We have carefully read the findings of fact and conclusions of law both of the referee and of the trial court and measured them carefully against the contentions, strenuously made by both parties, dealing with the denial by the referee and the trial court of the discharge of Tinney Produce Co., Inc., on the one hand, and dealing with the failure of the trial court to require a marshaling of assets and a subordination of Gill’s remaining claims as adjudged by the referee on the other.

We have particularly noted appellant’s extreme discomfort over the purported failure to understand why the judgment against Gill should include amounts paid by one of Gill’s companies into the account managed on behalf of Tinney by Gill’s representative for services performed for Gill’s companies by the person employed by Tinney to liquidate its assets. The conclusion that Gill should be charged with this amount is based upon the finding that this employee was a full time employee of the bankrupt and paid by its assets pending adjudication, but used on occasion on behalf of Gill for other purposes, and that the monies paid for his time became funds belonging to the bankrupt company, and when disbursed by it for Gill’s benefit by the payments to the bank on the note endorsed by Gill this sum became one of the items for which Gill would have to account.

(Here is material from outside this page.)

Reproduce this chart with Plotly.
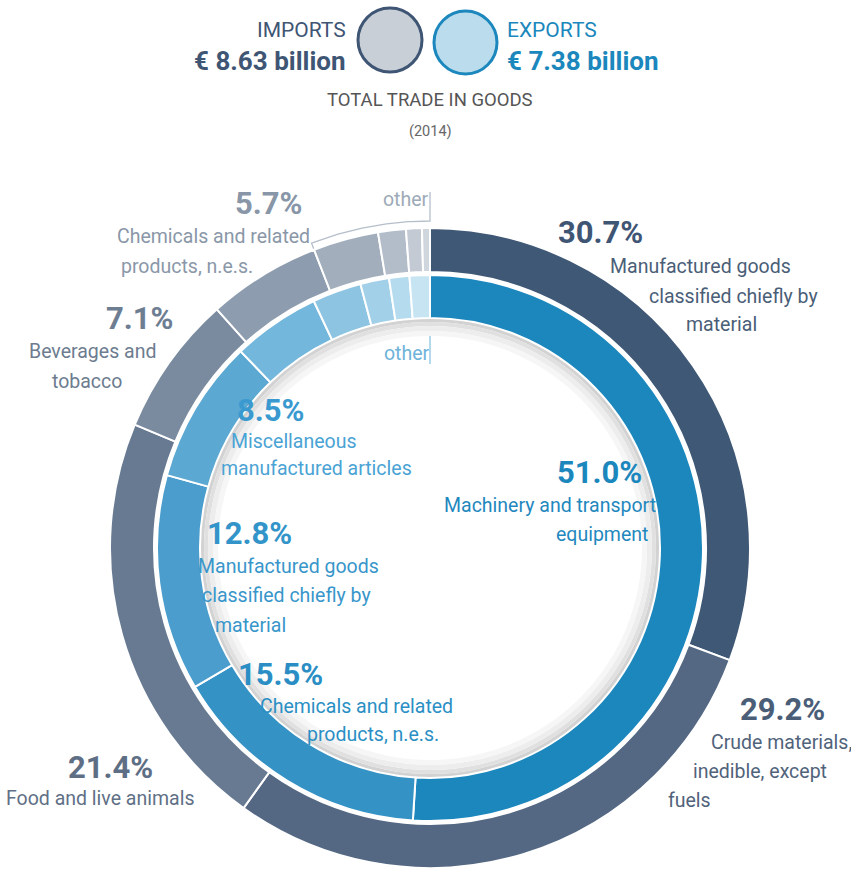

Having carefully considered each of the facts that has gone into the final judgment, we affirm the judgment of the trial court in all respects, except as to the three items that have been stated above, that is, a reduction in the judgment against Gill for disposition of the company’s assets by reason of the amended finding of the referee and by reason of the fact that Gill had good security on part of the assets that were disposed of and finally with respect to charging Gill for the proceeds of the refund check received by the company.

Except as modified herein, the judgments of the court are affirmed. Costs will be borne three-fourths by appellant and one-fourth by appellee.

ON PETITION FOR REHEARING

PER CURIAM:

The court has carefully considered the motion for rehearing and has called for further memoranda with respect to “assignment of error No. 1,” relating to the item of $3,981.27, included in the judgment against Ned Gill. It is clear that the disposition of this item of $3,981.27 depends upon findings of fact as to which we cannot find the trial court’s judgment to be clearly erroneous. The court’s pri- or determination with respect to this item cannot, therefore, be modified.

After full consideration the court concludes that the Petition for Rehearing must, in all respects, be denied.